Tus mecanismos de defensa también trabajan horas extra
Esta semana en mi clase de Factor Humano vimos algo que todos vivimos, pero pocos entendemos: los mecanismos de defensa.
Esos trucos mentales que activamos sin darnos cuenta cada vez que la realidad nos raspa el ego o nos incomoda.
La nota técnica los describe como una forma de “sistema inmunológico de la mente”: protegen, sí, pero también pueden volverse obstáculo si se exageran.
En cristiano: sirven para sobrevivir, pero usados en exceso, nos dejan atrapados en modo “autoengaño productivo”.
Y seamos sinceros, en el trabajo todos tenemos nuestro “mecanismo favorito”:
- El que niega (“no estoy cansado, solo tengo sueño de éxito”).
- El que proyecta (“mi equipo anda flojo”, cuando el flojo eres tú).
- El que racionaliza (“no era el proyecto ideal, era una prueba del universo”).
- El que desplaza (“mi jefe me gritó, pero yo le grito al barista porque no me sonrió”).
Y dejemos algo claro: no se trata de eliminar las defensas, sino de usarlas con madurez.
Y eso solo se logra con las facultades que el ser humano ya trae instaladas de fábrica: inteligencia, voluntad, libertad y sentido.
O sea, pensar, decidir, elegir y sentir sin huir del golpe.
El problema es que, cuando el miedo o la culpa nos rebasan, la mente se inventa un atajo para no enfrentar lo incómodo.
Y ahí se distorsiona la realidad.
Dejamos de ver con claridad, nos justificamos con elegancia y hasta creemos que “todo está bajo control”.
Pero en el fondo, lo que hay es pura tensión emocional sin procesar.
Aristóteles le llamaba phronesis: la prudencia práctica, esa virtud que permite deliberar bien en medio de pasiones contrapuestas.
O sea, sostener la tensión sin romperte.
Porque madurar no es evitar los conflictos internos, sino aprender a dialogar con ellos.
Y ojo: no hay liderazgo sin conflicto interno.
Liderar es vivir en la cuerda floja entre lo que quieres y lo que debes, entre tus valores y las presiones del entorno, entre la imagen que proyectas y las emociones que callas.
Por eso, el reto no es eliminar tus defensas, sino reconocerlas.
No se trata de reprimirte, sino de entenderte.
Dejar de justificar tus decisiones como “profesionalismo” y empezar a nombrarlas por lo que son: miedo, inseguridad, orgullo o deseo de aprobación.
Una de las mejores enseñanzas de la sesión fue: los mecanismos de defensa no son buenos ni malos.

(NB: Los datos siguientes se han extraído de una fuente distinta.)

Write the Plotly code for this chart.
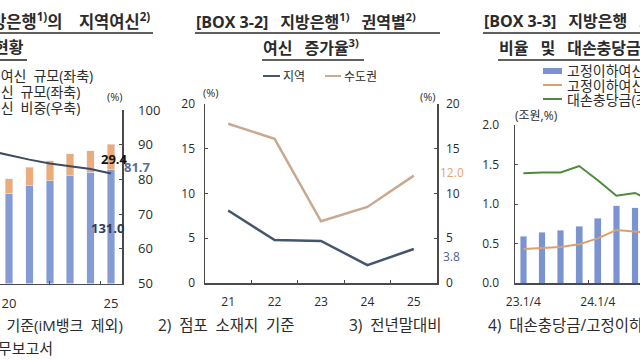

Lo importante es la capacidad que tenemos para manejarlos y convertirlos en crecimiento personal.
Así que la próxima vez que quieras justificar una reacción, respirar profundo y decir “todo bien” mientras tu ojo tiembla de estrés… recuerda: tu mente no te está traicionando, solo te está pidiendo que madures.